* **Collected data**
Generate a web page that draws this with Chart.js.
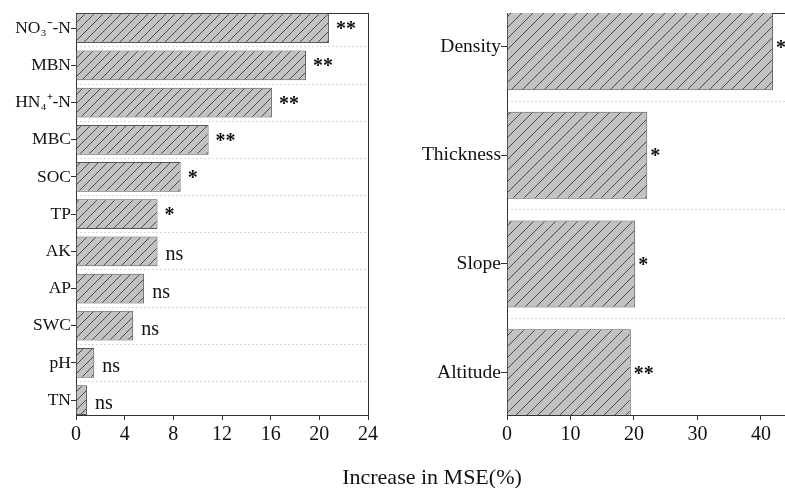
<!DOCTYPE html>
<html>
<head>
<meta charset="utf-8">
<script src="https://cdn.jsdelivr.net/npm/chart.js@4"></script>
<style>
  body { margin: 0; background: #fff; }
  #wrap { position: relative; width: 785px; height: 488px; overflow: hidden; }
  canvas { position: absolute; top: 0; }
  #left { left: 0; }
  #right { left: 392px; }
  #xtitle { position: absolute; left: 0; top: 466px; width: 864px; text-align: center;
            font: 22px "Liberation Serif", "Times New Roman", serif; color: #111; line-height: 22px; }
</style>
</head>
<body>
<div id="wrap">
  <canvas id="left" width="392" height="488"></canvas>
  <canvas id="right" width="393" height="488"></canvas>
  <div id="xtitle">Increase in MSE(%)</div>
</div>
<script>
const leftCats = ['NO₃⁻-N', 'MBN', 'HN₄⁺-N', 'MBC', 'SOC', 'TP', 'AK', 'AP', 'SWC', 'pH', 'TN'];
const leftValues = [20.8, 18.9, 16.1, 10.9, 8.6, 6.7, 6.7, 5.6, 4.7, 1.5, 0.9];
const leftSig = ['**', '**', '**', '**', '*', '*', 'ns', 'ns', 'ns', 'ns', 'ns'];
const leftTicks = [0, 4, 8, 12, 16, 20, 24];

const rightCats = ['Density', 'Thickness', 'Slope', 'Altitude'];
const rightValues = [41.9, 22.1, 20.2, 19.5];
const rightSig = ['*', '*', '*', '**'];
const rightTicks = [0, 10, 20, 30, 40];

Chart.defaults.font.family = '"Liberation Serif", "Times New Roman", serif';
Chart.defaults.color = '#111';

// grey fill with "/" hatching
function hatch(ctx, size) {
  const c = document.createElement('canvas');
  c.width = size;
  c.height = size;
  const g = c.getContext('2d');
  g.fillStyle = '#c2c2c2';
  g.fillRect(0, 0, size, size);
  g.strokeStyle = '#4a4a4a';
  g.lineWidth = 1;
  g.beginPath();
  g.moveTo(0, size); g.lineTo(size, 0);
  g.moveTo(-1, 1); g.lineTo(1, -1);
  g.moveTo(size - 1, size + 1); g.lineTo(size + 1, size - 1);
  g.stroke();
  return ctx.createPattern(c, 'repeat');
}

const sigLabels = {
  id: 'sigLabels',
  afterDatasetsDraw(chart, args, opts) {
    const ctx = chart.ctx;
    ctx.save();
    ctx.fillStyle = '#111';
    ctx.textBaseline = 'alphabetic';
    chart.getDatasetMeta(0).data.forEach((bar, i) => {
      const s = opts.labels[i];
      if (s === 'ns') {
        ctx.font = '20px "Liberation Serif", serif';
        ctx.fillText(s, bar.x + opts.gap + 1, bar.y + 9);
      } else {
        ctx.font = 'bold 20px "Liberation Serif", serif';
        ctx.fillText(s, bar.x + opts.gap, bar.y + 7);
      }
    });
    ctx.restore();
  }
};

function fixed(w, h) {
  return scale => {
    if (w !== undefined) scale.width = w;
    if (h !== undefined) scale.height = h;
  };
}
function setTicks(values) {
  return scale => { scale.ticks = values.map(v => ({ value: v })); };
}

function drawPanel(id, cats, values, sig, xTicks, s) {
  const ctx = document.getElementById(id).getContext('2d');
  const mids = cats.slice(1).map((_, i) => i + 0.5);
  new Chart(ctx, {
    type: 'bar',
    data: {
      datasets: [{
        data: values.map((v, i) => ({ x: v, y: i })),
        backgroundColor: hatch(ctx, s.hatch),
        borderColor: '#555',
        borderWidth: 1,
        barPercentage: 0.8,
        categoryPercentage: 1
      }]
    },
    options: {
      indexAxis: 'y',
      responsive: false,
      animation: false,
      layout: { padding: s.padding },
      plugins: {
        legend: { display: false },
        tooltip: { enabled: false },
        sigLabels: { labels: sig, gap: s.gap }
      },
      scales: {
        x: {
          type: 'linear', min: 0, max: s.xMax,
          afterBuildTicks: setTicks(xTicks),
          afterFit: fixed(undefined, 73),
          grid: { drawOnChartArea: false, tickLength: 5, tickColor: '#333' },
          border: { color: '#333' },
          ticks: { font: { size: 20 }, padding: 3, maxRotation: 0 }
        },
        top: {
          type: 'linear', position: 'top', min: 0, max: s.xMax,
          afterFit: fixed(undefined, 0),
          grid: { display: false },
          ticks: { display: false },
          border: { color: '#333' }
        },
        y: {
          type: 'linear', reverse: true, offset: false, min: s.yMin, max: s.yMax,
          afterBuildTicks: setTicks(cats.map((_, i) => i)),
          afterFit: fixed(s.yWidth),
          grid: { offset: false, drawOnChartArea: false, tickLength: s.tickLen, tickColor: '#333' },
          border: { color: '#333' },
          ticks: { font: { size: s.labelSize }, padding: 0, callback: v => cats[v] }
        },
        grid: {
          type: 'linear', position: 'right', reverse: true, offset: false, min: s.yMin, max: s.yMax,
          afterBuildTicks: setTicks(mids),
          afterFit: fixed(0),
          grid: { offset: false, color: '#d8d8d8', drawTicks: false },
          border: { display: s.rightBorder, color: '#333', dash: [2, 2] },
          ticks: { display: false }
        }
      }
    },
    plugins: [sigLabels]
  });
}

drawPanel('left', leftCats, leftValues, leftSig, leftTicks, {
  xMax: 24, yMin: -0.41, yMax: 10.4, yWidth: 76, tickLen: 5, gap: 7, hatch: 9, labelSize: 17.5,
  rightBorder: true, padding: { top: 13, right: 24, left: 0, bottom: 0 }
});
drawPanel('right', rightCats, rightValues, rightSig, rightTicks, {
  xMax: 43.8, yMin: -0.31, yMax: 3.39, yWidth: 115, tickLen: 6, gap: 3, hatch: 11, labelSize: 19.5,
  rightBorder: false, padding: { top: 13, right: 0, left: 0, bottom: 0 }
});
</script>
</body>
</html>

* **Instructions for the task**
Repeat the lines above, starting at the first and stopping after the line that holds "const leftTicks = [0, 4, 8, 12, 16, 20, 24];", with the pictures left out.

* **Full output**
Generate a web page that draws this with Chart.js.
<!DOCTYPE html>
<html>
<head>
<meta charset="utf-8">
<script src="https://cdn.jsdelivr.net/npm/chart.js@4"></script>
<style>
  body { margin: 0; background: #fff; }
  #wrap { position: relative; width: 785px; height: 488px; overflow: hidden; }
  canvas { position: absolute; top: 0; }
  #left { left: 0; }
  #right { left: 392px; }
  #xtitle { position: absolute; left: 0; top: 466px; width: 864px; text-align: center;
            font: 22px "Liberation Serif", "Times New Roman", serif; color: #111; line-height: 22px; }
</style>
</head>
<body>
<div id="wrap">
  <canvas id="left" width="392" height="488"></canvas>
  <canvas id="right" width="393" height="488"></canvas>
  <div id="xtitle">Increase in MSE(%)</div>
</div>
<script>
const leftCats = ['NO₃⁻-N', 'MBN', 'HN₄⁺-N', 'MBC', 'SOC', 'TP', 'AK', 'AP', 'SWC', 'pH', 'TN'];
const leftValues = [20.8, 18.9, 16.1, 10.9, 8.6, 6.7, 6.7, 5.6, 4.7, 1.5, 0.9];
const leftSig = ['**', '**', '**', '**', '*', '*', 'ns', 'ns', 'ns', 'ns', 'ns'];
const leftTicks = [0, 4, 8, 12, 16, 20, 24];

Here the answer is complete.